Del mismo modo, los MASC están llamados a rendir frutos provechosos en materia de descongestión judicial. La litigiosidad ha crecido exponencialmente en los últimos años. Mientras en 1993 ingresaban a los despachos judiciales 748.049 asuntos, en el 2013, fueron 3.012.046, es decir, un incremento del 303 %, mientras que la planta permanente de los juzgados solo creció en un 24 %.

 

Incluso, en el marco de la oralidad propia del CGP, se advierte que prontamente los juzgados verán rebasada su capacidad de respuesta oportuna, dado que empezó a incrementarse el volumen de inventarios finales de los despachos.

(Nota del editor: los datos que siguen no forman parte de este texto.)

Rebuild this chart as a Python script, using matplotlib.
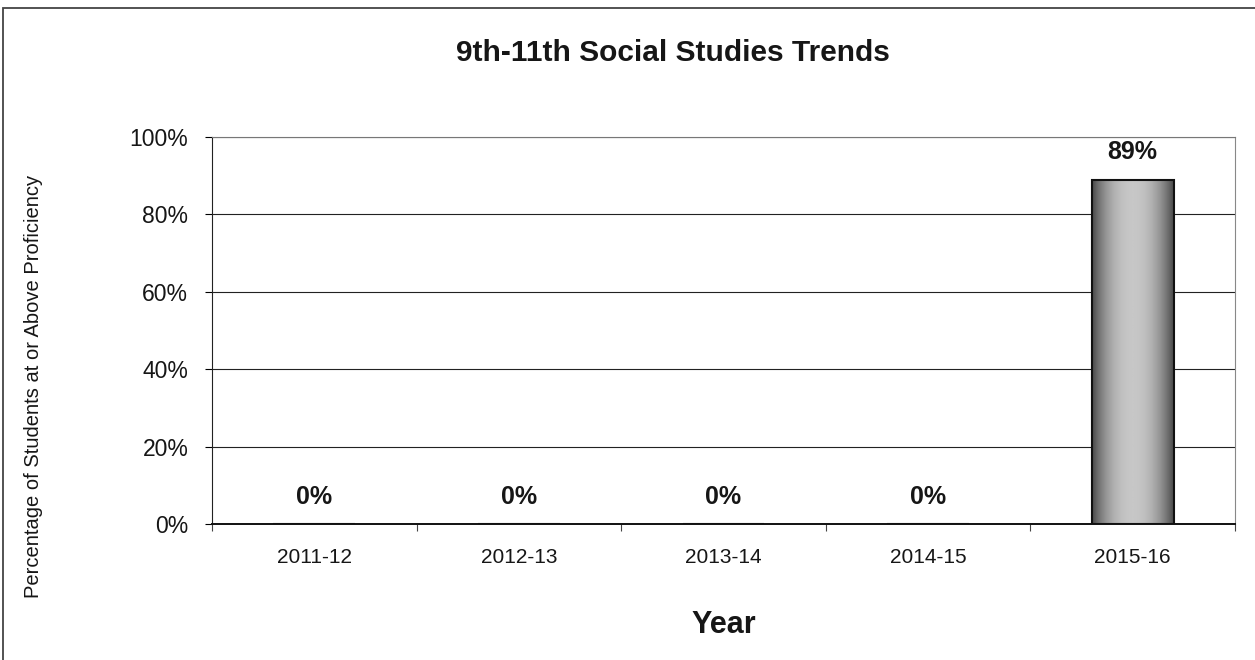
import numpy as np
import matplotlib
matplotlib.use("Agg")
import matplotlib.pyplot as plt
from matplotlib.patches import Rectangle
from matplotlib.ticker import PercentFormatter

# data
years = ["2011-12", "2012-13", "2013-14", "2014-15", "2015-16"]
pct_proficient = [0, 0, 0, 0, 89]
y_ticks = [0, 20, 40, 60, 80, 100]

plt.rcParams['font.family'] = ['Liberation Sans', 'DejaVu Sans']

fig = plt.figure(figsize=(12.55, 6.6), dpi=100)
ax = fig.add_axes([0.1689, 0.2061, 0.8151, 0.5863])

x = np.arange(len(years))
bars = ax.bar(x, pct_proficient, width=0.4, color='none', edgecolor='#111111',
              linewidth=1.5, zorder=3)

# grey cylinder-style gradient inside each bar
grad = np.abs(np.linspace(-1, 1, 64)) ** 2.2
grad = np.vstack([grad, grad])
for b in bars:
    if b.get_height() <= 0:
        continue
    im = ax.imshow(grad, cmap='gray_r', vmin=-0.46, vmax=1.62, aspect='auto',
                   extent=(b.get_x(), b.get_x() + b.get_width(), 0, b.get_height()),
                   zorder=2, interpolation='bicubic')
    im.set_clip_path(b)

for b, v in zip(bars, pct_proficient):
    ax.annotate(f"{v}%", (b.get_x() + b.get_width() / 2, v),
                xytext=(0, 11), textcoords='offset points',
                ha='center', va='bottom', fontsize=18, fontweight='bold',
                color='#161616')

ax.set_xlim(-0.5, len(years) - 0.5)
ax.set_ylim(0, 100)
ax.set_yticks(y_ticks)
ax.yaxis.set_major_formatter(PercentFormatter(decimals=0))
ax.set_xticks(x)
ax.set_xticklabels(years)
ax.set_xticks(np.arange(len(years) + 1) - 0.5, minor=True)
ax.tick_params(axis='x', which='major', length=0, pad=17, labelsize=15,
               labelcolor='#161616')
ax.tick_params(axis='x', which='minor', length=5, width=0.8, color='#444444')
ax.tick_params(axis='y', length=5, width=0.8, pad=12, labelsize=16.5,
               labelcolor='#161616')

ax.grid(axis='y', color='#222222', linewidth=0.8, zorder=1)
ax.set_axisbelow(True)
ax.spines['left'].set_color('#222222')
ax.spines['bottom'].set_color('#111111')
ax.spines['bottom'].set_linewidth(1.4)
ax.spines['right'].set_color('#888888')
ax.spines['right'].set_linewidth(0.8)
ax.spines['top'].set_color('#777777')
ax.spines['top'].set_linewidth(0.8)

fig.text(0.536, 0.92, "9th-11th Social Studies Trends", ha='center', va='center',
         fontsize=21.5, fontweight='bold', color='#161616')
fig.text(0.577, 0.053, "Year", ha='center', va='center',
         fontsize=22, fontweight='bold', color='#161616')
fig.text(0.027, 0.415, "Percentage of Students at or Above Proficiency",
         rotation=90, ha='center', va='center', fontsize=14.5, color='#161616')

# outer chart border (only left and top fall inside the picture)
fig.patches.append(Rectangle((0.0024, -0.02), 1.05, 1.008, transform=fig.transFigure,
                             fill=False, edgecolor='#444444', linewidth=1.3))

fig.savefig("out.png", dpi=100, facecolor='white')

A junio del 2017, los tribunales alcanzaban 3.751 asuntos, los juzgados civiles del circuito, 100.944, y los municipales, 319.098. Esas cifras tienden a crecer, no a disminuir.

 

En consecuencia, una respuesta eficaz a la demanda de justicia reclama no solamente el fortalecimiento del aparato judicial, sino, parejamente, el robustecimiento de los MASC, que desvíen la ancestral litigiosidad del país por diversos causes eficientes que impidan la congestión de los despachos judiciales.

 

[1] La Ley 16-24 de agosto de 1790 de Francia pone de presente que dentro del espíritu revolucionario liberal se encontraba el arbitraje como “el medio más razonable de terminar las reclamaciones entre los ciudadanos”. En ese sentido, Bruno Oppetit. Teoría del arbitraje. Legis, 2006.

[2] Al respecto, ver la Sentencia C-621 del 2015 de la Corte Constitucional.